There are twelve stanzas in the poem. Each stanza is an "octave stanza" of eight lines, and all of the stanzas have the same internal pattern of rhymes. This rhyme scheme is recognized as a trimeter, with the pattern ABABCCCB, placing stress at the end of the poem where the three Cs rhyme and when Bs rhymes with the start of the poem. The rhyme scheme reflects Swinburne's emphasis on the last line of each stanza, breaking it up from the rest of the poem, creating a harmonious ring to the feminine ending of each stanza.

Diction is another crucial aspect to Swinburne's poem because it conveys the tone and feelings deeper than the writing. In "The Garden of Proserpine", the Victorian Crisis of Faith is an underlying issue that Swinburne uses strong, emphasizing diction and metaphors to convey Proserpine's feelings challenging Christianity and asserting his values of paganism and masochism. Phrases such as "who gathers all things mortal; with cold immortal hands" and "Here life has death for neighbour" are examples of the specific diction used to portray a negative tone toward religion, linking directly to the theme of life and death of the poem, as Proserpine is a symbol of the threshold between life and death.
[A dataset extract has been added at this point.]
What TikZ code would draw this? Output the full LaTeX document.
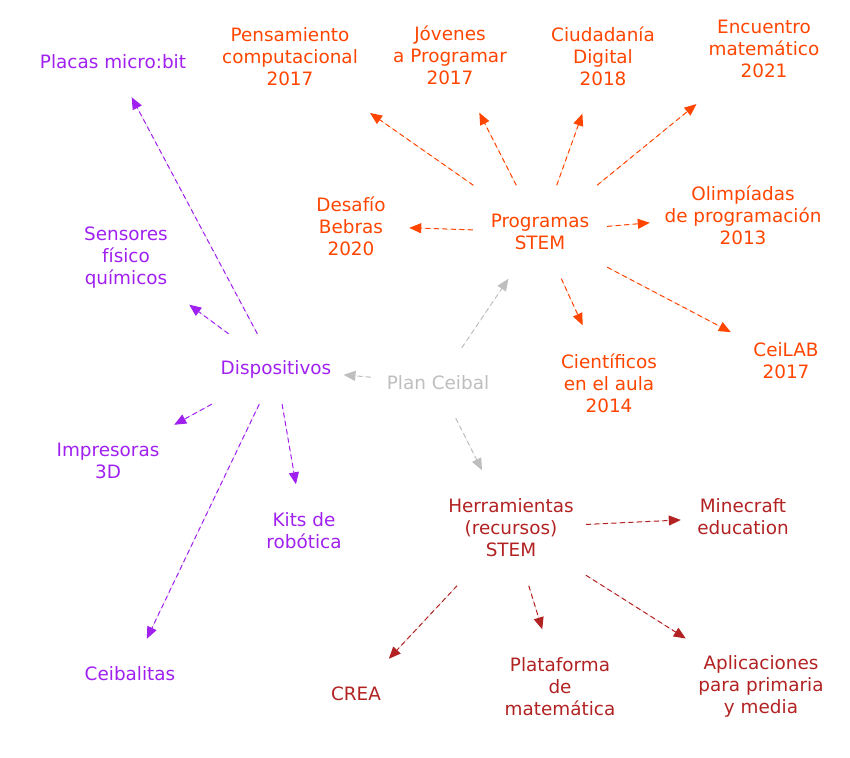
\documentclass[tikz,border=0pt]{standalone}
\usepackage{fontspec}
\setmainfont{DejaVu Sans}
\usetikzlibrary{arrows.meta}
\definecolor{cpurple}{HTML}{A020F0}
\definecolor{corange}{HTML}{FF4500}
\definecolor{cred}{HTML}{B22222}
\definecolor{cgray}{HTML}{BEBEBE}
\begin{document}
\begin{tikzpicture}[x=1pt,y=-1pt,
  every node/.style={font=\fontsize{18.4}{22}\selectfont, align=center, inner xsep=12pt, inner ysep=0pt, minimum width=100pt},
  hub/.style={minimum width=134pt},
  nA/.style={minimum height=70pt},
  nB/.style={minimum height=93pt},
  nC/.style={minimum height=115pt},
  conn/.style={line width=1pt, dash pattern=on 5pt off 3.5pt, -{Triangle[length=12pt,width=10pt]}},
  gcon/.style={conn, draw=cgray, fill=cgray},
  ocon/.style={conn, draw=corange, fill=corange},
  pcon/.style={conn, draw=cpurple, fill=cpurple},
  rcon/.style={conn, draw=cred, fill=cred},
  gt/.style={text=cgray},
  ot/.style={text=corange},
  pt/.style={text=cpurple},
  rt/.style={text=cred}]
\useasboundingbox (0,0) rectangle (850,757);
% hubs
\node[hub,nA,gt] (plan) at (438,383) {Plan Ceibal};
\node[hub,nB,ot] (prog) at (540,232) {Programas\\STEM};
\node[hub,nA,pt] (disp) at (276,369) {Dispositivos};
\node[hub,nC,rt] (herr) at (511,528) {Herramientas\\(recursos)\\STEM};
% programas
\node[nC,ot] (pens) at (290,57) {Pensamiento\\computacional\\2017};
\node[nC,ot] (jov) at (450,55) {Jóvenes\\a Programar\\2017};
\node[nC,ot] (ciud) at (603,56) {Ciudadanía\\Digital\\2018};
\node[nC,ot] (enc) at (764,49) {Encuentro\\matemático\\2021};
\node[nC,ot,minimum width=186pt] (olim) at (743,215) {Olimpíadas\\de programación\\2013};
\node[nB,ot,minimum width=110pt] (ceil) at (786,361) {CeiLAB\\2017};
\node[nC,ot] (cien) at (609,383) {Científicos\\en el aula\\2014};
\node[nC,ot,minimum width=116pt] (desa) at (351,226) {Desafío\\Bebras\\2020};
% dispositivos
\node[nA,pt] (plac) at (113,62) {Placas micro:bit};
\node[nC,pt,minimum width=126pt] (sens) at (126,258) {Sensores\\físico\\químicos};
\node[nB,pt,minimum width=132pt] (impr) at (108,461) {Impresoras\\3D};
\node[nB,pt] (kits) at (304,531) {Kits de\\robótica};
\node[nA,pt] (ceib) at (130,674) {Ceibalitas};
% herramientas
\node[nB,rt,minimum width=124pt] (mine) at (743,517) {Minecraft\\education};
\node[nA,rt] (crea) at (356,694) {CREA};
\node[nC,rt] (plat) at (560,687) {Plataforma\\de\\matemática};
\node[nC,rt,minimum width=150pt] (apli) at (761,686) {Aplicaciones\\para primaria\\y media};
% edges
\draw[gcon] (plan) -- (prog);
\draw[gcon] (plan) -- (disp);
\draw[gcon] (plan) -- (herr);
\foreach \t in {pens,jov,ciud,enc,olim,ceil,cien,desa} \draw[ocon] (prog) -- (\t);
\foreach \t in {plac,sens,impr,kits,ceib} \draw[pcon] (disp) -- (\t);
\foreach \t in {mine,crea,plat,apli} \draw[rcon] (herr) -- (\t);
\end{tikzpicture}
\end{document}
"The Garden of Proserpine" was also written as part of his first series of Poems and Ballads in 1866, depicting the spirit and form of Greek tragedy, including more of his most popular poems such as "Dolores".

==History==
"The Garden of Proserpine" brings up various questions commonly accompanying the Crisis of Faith of the Victorian era involving what happens after death. The Crisis of Faith was the response to new scientific evidence that contradicted the long-accepted claims of the Church of England. It resulted in a growing sense of secularism and a sense of vulnerability by the people. The question of what happens after death was one of the church's biggest defenses to this growing secularity, as faith guaranteed immortality after death.
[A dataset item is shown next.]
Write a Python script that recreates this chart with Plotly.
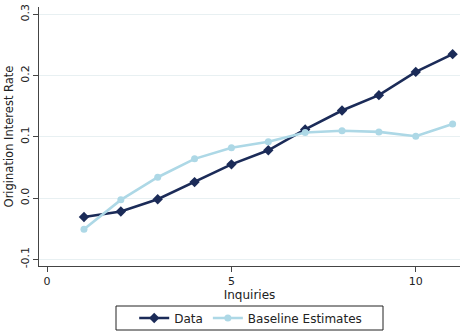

Swinburne was a strong advocate of Aestheticism, and believed that art should be able to exist independently of political and moral ideologies. This concept was often referred to as "art for art's sake". Swinburne once announced that his poetic theory "insists upon the uninhibited exploration of all issues and experiences relevant to comprehensively prophetic treatment of the human condition". In Garden of Proserpine, we see elements of aestheticism and this applied poetic theory in the fact that it works to challenge Christianity and Pagan religions.
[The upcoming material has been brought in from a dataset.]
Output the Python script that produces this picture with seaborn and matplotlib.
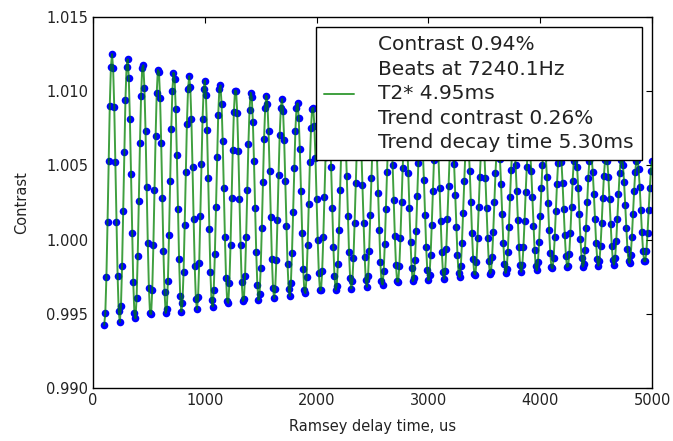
import numpy as np
import pandas as pd
import seaborn as sns
import matplotlib
matplotlib.use("Agg")
import matplotlib.pyplot as plt
from matplotlib.ticker import FormatStrFormatter

# fit parameters, as printed in the legend
contrast = 0.0094          # 0.94 %
beat_freq_hz = 7240.1
t2_star_us = 4950.0        # 4.95 ms
trend_contrast = 0.0026    # 0.26 %
trend_decay_us = 5300.0    # 5.30 ms

baseline = 1.0009          # level the trend decays to
first_peak_us = 170.0      # position of the first fringe maximum
t_start_us = 100
t_stop_us = 5000
t_step_us = 10             # Ramsey delay step of the scan

legend_label = ("Contrast 0.94%\n"
                "Beats at 7240.1Hz\n"
                "T2* 4.95ms\n"
                "Trend contrast 0.26%\n"
                "Trend decay time 5.30ms")


def ramsey(t):
    trend = trend_contrast * np.exp(-t / trend_decay_us)
    fringe = contrast * np.exp(-t / t2_star_us) * np.cos(
        2 * np.pi * beat_freq_hz * 1e-6 * (t - first_peak_us))
    return baseline + trend + fringe


t = np.arange(t_start_us, t_stop_us + t_step_us, t_step_us)
df = pd.DataFrame({"t": t, "contrast": ramsey(t)})

sns.set_style("white")
plt.rcParams["font.family"] = ["DejaVu Sans"]

fig = plt.figure(figsize=(6.73, 4.41), dpi=100)
ax = fig.add_axes([93 / 673, 1 - 388 / 441, (652 - 93) / 673, (388 - 17) / 441])

sns.scatterplot(data=df, x="t", y="contrast", ax=ax, color="b",
                edgecolor="b", s=30, linewidth=0, zorder=2, legend=False)
sns.lineplot(data=df, x="t", y="contrast", ax=ax, color="g", alpha=0.75,
             lw=1.4, estimator=None, sort=False, zorder=3, label=legend_label)

ax.set_xlim(0, 5000)
ax.set_ylim(0.990, 1.015)
ax.set_xticks(np.arange(0, 5001, 1000))
ax.set_yticks(np.arange(0.990, 1.0151, 0.005))
ax.yaxis.set_major_formatter(FormatStrFormatter("%.3f"))
ax.tick_params(direction="in", length=4, width=0.8, top=True, right=True,
               labelsize=10.5, colors="black", labelcolor="#222222")
for sp in ax.spines.values():
    sp.set_color("black")
    sp.set_linewidth(1.0)

ax.set_xlabel("Ramsey delay time, us", fontsize=10.5, color="#222222", labelpad=8)
ax.set_ylabel("Contrast", fontsize=10.5, color="#222222", labelpad=12)

leg = ax.legend(loc="upper right", fontsize=14.5, frameon=True, fancybox=False,
                framealpha=1, edgecolor="black", handlelength=1.5,
                handletextpad=1.2, borderaxespad=0.5)
leg.get_frame().set_linewidth(1.0)
for txt in leg.get_texts():
    txt.set_color("#222222")
    txt.set_linespacing(1.37)

fig.savefig("out.png", dpi=100)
"The Garden of Proserpine" works to challenge these religions by displaying a godless afterlife, tormented only by the blind will to live. This lyric expresses feelings validated by Swinburne's pessimistic philosophy. Proserpine is the goddess of eternal death, which by nature overpowers the other gods. However, she is not actively powerful considering she represents nothingness herself. The Garden of Proserpine represents a sense of harmony, calm, and oblivion that only truly exists in this realm of nothingness. It is said to symbolize "the brief total pause of passion and thought after tempestuous pleasures when the spirit, without fear or hope of good things or evil, hungers and thirsts only after the perfect sleep". This poem celebrates the finality of death and the nothingness that lies beyond Persephone's welcoming arms, making a stark contrast to the beliefs of leading religions during this time.

==Critical response==
During his years as a journalist, John Morley famously described that Swinburne was always either "the vindictive apostle of a crushing and iron shod despair or else the libidinous laureate of a pack of satyrs", and that his poem "The Garden of Proserpine" displayed what kind of person Morley thought he was. In a contradicting book called Persephone Rises, 1860–1927, by Margot Kathleen Louis, she presents that not everyone thought the same as Morley did about Swinburne and the poem. "In the 1870s, Swinburne and Dante Gabriel Rossetti had a close friendship. The painting of a picture of Proserpine with a pomegranate in her hand done by Rossetti may have well been influenced by Swinburne's poem. He also wrote a sonnet to accompany the painting."

Martha Hale Shackford states in her article "Swinburne and Delavigne" (1918) that his poem has "long been a favorite, for its subtle cadences have elusive, indefinable melody", and "the dim beauty of Proserpine's realm is a masterpiece of descriptive art". In the same article review, Shackford compares Swinburne's poem to Casimir Delavigne's poem "Les Limbes". According to Shackford, Swinburne "derived some of his inspiration in the writing of his poem from Delavigne's". Most of the parts of Swinburne's poem, he borrows many of Delavigne's ideas, modifies them and makes them his own. Shackford writes, "the relationships between the two poems are summed up as this; The theme is the lower or underworld, both devote many stanzas to the description of the underworld, the development of theme is proceeded by descriptions of natural aspects to the description of the listless beings who inhabit the underworld, and that both conclude the third section depicting a central dominate feminine figure".

== In other media ==
===Literature===
The poem is mentioned in Lemony Snicket's A Series of Unfortunate Events (where the first line of the poem, "Here, where the world is quiet", was slightly modified to become the motto of the secret organization V.F.D.) and Rick Riordan's The Lightning Thief. A portion of the poem is quoted, and plays a pivotal role, in the novel Martin Eden by Jack London. The poem serves as an inspiration for and is quoted in Frank Belknap Long's short story "Step into My Garden", published in August 1942 in the pulp magazine Unknown Worlds. It is also mentioned in A. S. Byatt's book Possession. Several lines are quoted on two different occasions in Shirley Jackson's novel Hangsaman. The phrase "she waits for all men born" was used as the title of a science fiction short story by James Tiptree Jr.

===Television===
The poem is quoted at the end of episode 2 of season 3 of Netflix's adaptation of Lemony Snicket's A Series of Unfortunate Events. This poem is also quoted by Major Jonathan Eliot (Adam West) and Audra Barkley (Linda Evans) in the first episode ("Silent Battle") of the fourth season of the TV series The Big Valley. A portion of the poem was also used in the Bat Masterson TV episode "Wanted – Alive Please" of 25 May 1960.

===Film===
This poem is partially quoted by Doc Shultz (Dub Taylor) in Support Your Local Gunfighter. It is also recited in part by James Graham (Christian Bale) while in the internment camp in Empire of the Sun.

===Music===
In 1899, the young English composer Ralph Vaughan Williams put to music several poems for soprano, chorus, and full orchestra into a 25-minute piece, The Garden of Proserpine, a work that had to wait 112 years for a public performance. It was recorded in 2010 and released on CD in the year 2013. Many British composers (Parry, Stanford, Bantock, Bax, etc.) seem to have been inspired by Swinburne's writing as well.